If $a_1, \ldots, a_n \ge 0$, the arithmetic mean $$A_n={a_1 + \cdots + a_n \over n}$$ and the geometric mean $$G_n = \sqrt[n]{a_1 \cdots a_n}$$ satisfy $G_n \le A_n$.
As a first step to prove this inequality, the author suggests to suppose $a_1 \lt A_n$; then some $a_i$ satisfies $a_i \gt A_n$, so we suppose $a_2 \gt A_n$.
Let $\overline a_1 = A_n$ and $\overline a_2 = a_1 + a_2 – \overline a_1$.
The first question of the exercise is to prove that $\overline a_1 \overline a_2 \ge a_1 a_2$.
This is easy enough because it's the same as proving that $A_n^2 -(a_1+a_2)A_n + a_1a_2 \le 0$, that is $(A_n – a_1)(A_n – a_2) \le 0$, which is true because $(A_n – a_1) \gt 0$ and $(A_n – a_2) \lt 0$.
The next question is to explain why repeating this process eventually proves that $G_n \lt A_n$.
Let $\overline G_n$ and $\overline A_n$ be the geometric and arithmetic means obtained by replacing $a_1$ and $a_2$ with $\overline a_1$ and $\overline a_2$.
From the inequality just proved, it's $\overline G_n \ge G_n$; moreover, $\overline A_n = A_n$, so being able to prove $\overline G_n \le A_n$ would also prove $G_n \le A_n$.
I can easily see that replacing every $a_i$ with $A_n$, the geometrical mean would equal $A_n$, but I've not been able to prove formally by induction that continuing to replace $a_i$ with $A_n$ keep the resulting geometric mean $\le G_n$.
I thought it would be necessary to ensure that the arithmetic mean is unchanged; so I would expect it to be $\overline a_i = A_n$ for $i=1,\ldots,k \lt n$ and $\overline a_{k+1} = [(a_1 + \ldots + a_{k+1}) – (\overline a_1 + \ldots + \overline a_k)]$.

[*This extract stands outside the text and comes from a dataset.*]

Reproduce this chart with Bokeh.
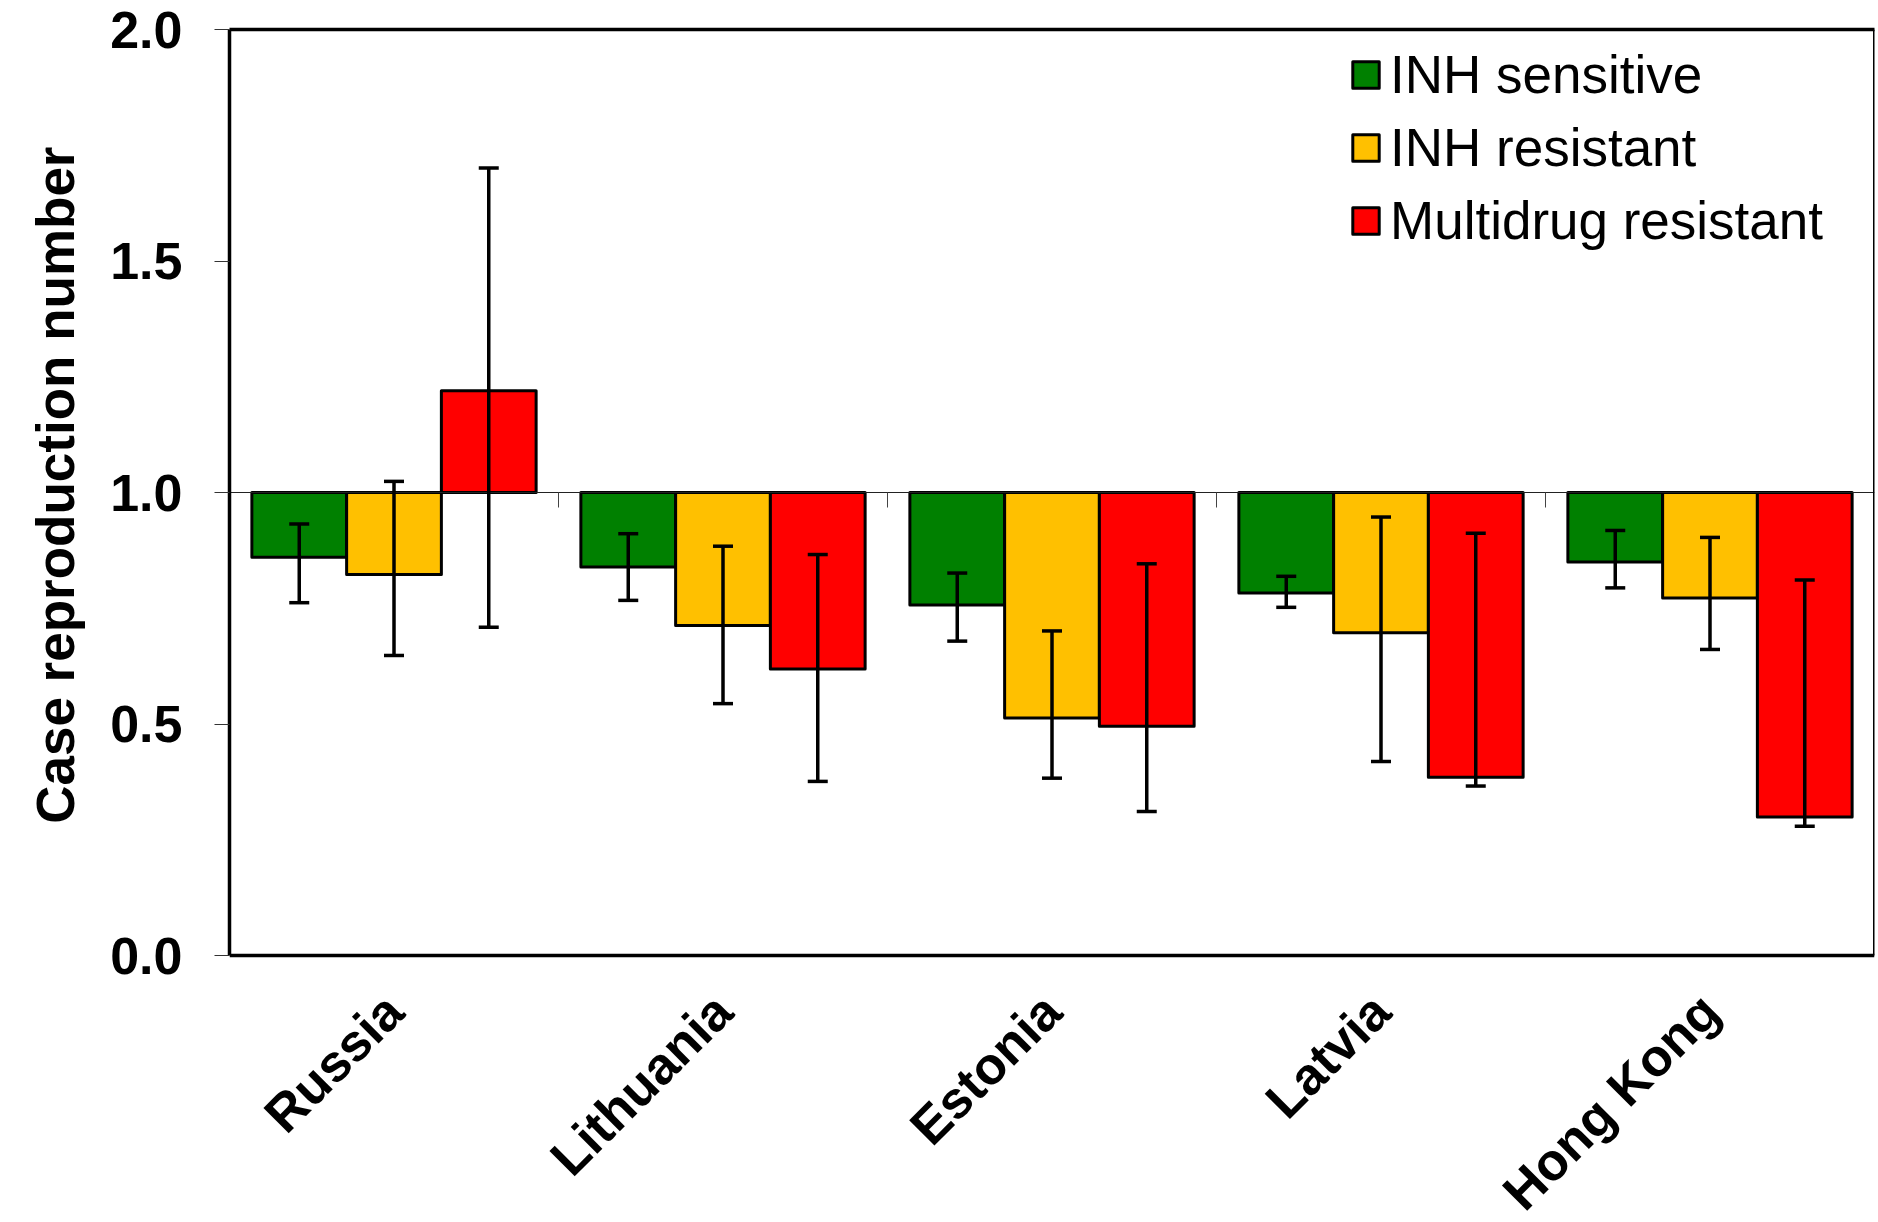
import math
from bokeh.plotting import figure
from bokeh.models import (Range1d, LinearAxis, FixedTicker, Whisker, TeeHead,
                          ColumnDataSource, Legend, LegendItem, Title)
from bokeh.embed import file_html
from bokeh.resources import INLINE

categories = ["Russia", "Lithuania", "Estonia", "Latvia", "Hong Kong"]
series_names = ["INH sensitive", "INH resistant", "Multidrug resistant"]
series_colors = ["#008000", "#FFC000", "#FF0000"]

sensitive = [0.860, 0.839, 0.757, 0.783, 0.850]
sensitive_lo = [0.762, 0.767, 0.679, 0.752, 0.794]
sensitive_hi = [0.932, 0.911, 0.826, 0.819, 0.918]

resistant = [0.823, 0.713, 0.513, 0.697, 0.772]
resistant_lo = [0.648, 0.544, 0.383, 0.419, 0.661]
resistant_hi = [1.024, 0.884, 0.701, 0.947, 0.903]

mdr = [1.220, 0.619, 0.495, 0.385, 0.299]
mdr_lo = [0.709, 0.376, 0.311, 0.366, 0.279]
mdr_hi = [1.701, 0.866, 0.846, 0.912, 0.811]

y_ticks = [0.0, 0.5, 1.0, 1.5, 2.0]
y_title = "Case reproduction number"
baseline = 1.0
y_min, y_max = 0.0, 2.0

FONT = "Liberation Sans"
BAR_W = 0.288

W, H = 1878, 1222
BORDER_L, BORDER_R, BORDER_T = 228, 4, 29
AXIS_PX = 926  # pixel height of the 0..2 plotting box
frame_h = H - BORDER_T
y_start = y_max - (y_max - y_min) * frame_h / AXIS_PX  # extra room below 0 for labels

p = figure(width=W, height=H, output_backend="svg", toolbar_location=None,
           x_range=Range1d(0, len(categories)), y_range=Range1d(y_start, y_max),
           x_axis_type=None, y_axis_type=None,
           min_border_left=BORDER_L, min_border_right=BORDER_R,
           min_border_top=BORDER_T, min_border_bottom=0)
p.grid.visible = False
p.outline_line_color = None
p.background_fill_color = "white"
p.border_fill_color = "white"

# y axis (line limited to 0..2)
yax = LinearAxis(ticker=FixedTicker(ticks=y_ticks), bounds=(y_min, y_max))
yax.major_label_overrides = {t: f"{t:.1f}" for t in y_ticks}
yax.axis_line_width = 3.5
yax.axis_line_color = "black"
yax.major_tick_out = 15
yax.major_tick_in = 0
yax.major_tick_line_width = 1
yax.major_tick_line_color = "#333333"
yax.minor_tick_line_color = None
yax.major_label_text_font = FONT
yax.major_label_text_font_style = "bold"
yax.major_label_text_font_size = "52px"
yax.major_label_text_color = "black"
yax.major_label_standoff = 32
p.add_layout(yax, "left")

# y axis title, centred on the 0..2 box rather than the whole frame
ytitle = Title(text=y_title, align="right", offset=117, standoff=46,
               text_font=FONT, text_font_style="bold", text_font_size="53px",
               text_color="black")
p.add_layout(ytitle, "left")

# top border line
tax = LinearAxis(ticker=FixedTicker(ticks=[]))
tax.axis_line_width = 3.5
tax.axis_line_color = "black"
tax.major_tick_out = 0
tax.major_tick_in = 0
tax.minor_tick_line_color = None
p.add_layout(tax, "above")

# right border line (thin)
rax = LinearAxis(ticker=FixedTicker(ticks=[]), bounds=(y_min, y_max),
                 fixed_location=len(categories))
rax.axis_line_width = 3
rax.axis_line_color = "black"
rax.major_tick_out = 0
rax.major_tick_in = 0
rax.minor_tick_line_color = None
p.add_layout(rax, "right")

# bottom axis at y = 0 with category labels
centers = [i + 0.5 for i in range(len(categories))]
xax = LinearAxis(ticker=FixedTicker(ticks=centers), fixed_location=y_min)
xax.major_label_overrides = {c: name for c, name in zip(centers, categories)}
xax.axis_line_width = 3.5
xax.axis_line_color = "black"
xax.major_tick_out = 0
xax.major_tick_in = 0
xax.minor_tick_line_color = None
xax.major_label_orientation = math.pi / 4
xax.major_label_text_font = FONT
xax.major_label_text_font_style = "bold"
xax.major_label_text_font_size = "52px"
xax.major_label_text_color = "black"
xax.major_label_standoff = 47
p.add_layout(xax, "below")

# axis crossing at y = 1.0 with ticks between categories
bounds = [i for i in range(1, len(categories))]
cax = LinearAxis(ticker=FixedTicker(ticks=bounds), fixed_location=baseline)
cax.axis_line_width = 1
cax.axis_line_color = "#222222"
cax.major_tick_out = 15
cax.major_tick_in = 0
cax.major_tick_line_width = 1
cax.major_tick_line_color = "#444444"
cax.minor_tick_line_color = None
cax.major_label_text_font_size = "0px"
cax.major_label_overrides = {b: "" for b in bounds}
p.add_layout(cax, "below")

values = [sensitive, resistant, mdr]
lows = [sensitive_lo, resistant_lo, mdr_lo]
highs = [sensitive_hi, resistant_hi, mdr_hi]
offsets = [-BAR_W, 0.0, BAR_W]

items = []
for name, color, vals, lo, hi, off in zip(series_names, series_colors, values, lows, highs, offsets):
    src = ColumnDataSource(dict(x=[c + off for c in centers], top=vals,
                                lower=lo, upper=hi))
    r = p.vbar(x="x", top="top", bottom=baseline, width=BAR_W, source=src,
               fill_color=color, line_color="black", line_width=3, line_join="round")
    w = Whisker(base="x", upper="upper", lower="lower", source=src, level="overlay",
                line_color="black", line_width=3.5,
                upper_head=TeeHead(size=20, line_width=3.5, line_color="black"),
                lower_head=TeeHead(size=20, line_width=3.5, line_color="black"))
    p.add_layout(w)
    items.append(LegendItem(label=name, renderers=[r]))

legend = Legend(items=items, location=(1120, frame_h - 13 - 3 * 62 - 2 * 12 + 1))
legend.label_text_font = FONT
legend.label_text_font_size = "53px"
legend.label_text_color = "black"
legend.glyph_width = 33
legend.glyph_height = 33
legend.spacing = 12
legend.padding = 0
legend.margin = 0
legend.label_standoff = 8
legend.border_line_color = None
legend.background_fill_alpha = 0
p.add_layout(legend)

open("out.html", "w").write(file_html(p, INLINE))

The first inequality that was proved is the case $k=1$, but I'm having difficulties in understanding how to:
- Prove that the inequality holds for $k=l+1$ if it holds for $k=l$
- Justify the case $k=n$, because $a_{n+1}$ would appear in the expression
Here's a sketch of the proof for 1. that I failed to complete; if the inequality holds for $k=l$, then $$A_n^l(\sum_{i=1}^l a_i – \sum_{i=1}^{l-1} \overline a_i) – \prod_{i=1}^l a_i \ge 0.$$
Then for $k=l+1$ the inequality is written $$A_n^{l+1}(\sum_{i=1}^{l+1} a_i – \sum_{i=1}^{l} \overline a_i) – \prod_{i=1}^{l+1} a_i \ge 0$$ that is, noting that $\overline a_l = A_n$, $$A_nA_n^l(\sum_{i=1}^l a_i – \sum_{i=1}^{l-1} \overline a_i) + A_n^{l+1}a_{l+1} – A_n^{l+2} – a_{l+1}\prod_{i=1}^{l} a_i \ge 0.$$
Now, if $a_{l+1} = A_n$, we get the expression for $k=l$; if $a_{l+1} \gt A_n$, then the inequality holds if the following holds $\overline a_l = A_n$, $$A_nA_n^l(\sum_{i=1}^l a_i – \sum_{i=1}^{l-1} \overline a_i) + A_n^{l+2} – A_n^{l+2} – a_{l+1}\prod_{i=1}^{l} a_i \ge 0,$$ that is $$A_nA_n^l(\sum_{i=1}^l a_i – \sum_{i=1}^{l-1} \overline a_i) – a_{l+1}\prod_{i=1}^{l} a_i \ge 0,$$ but I've not been able to complete the proof.
Also, I can't find a way to write the case $k=n$.
Thanks for your attention and assistance.
Best Answer
Let $A$ be the arithmetic mean (called $A_n$ in the question), and call a number $a_i$ unbalanced if $a_i \neq A$.
The arithmetic mean of the unbalanced elements is $A$ at all times during the execution of the algorithm. This makes every step of the process convert at least one unbalanced element to $A$, so that the number of unbalanced is eventually reduced to zero. Each step increases the product $a_1 a_2 \dots a_n$.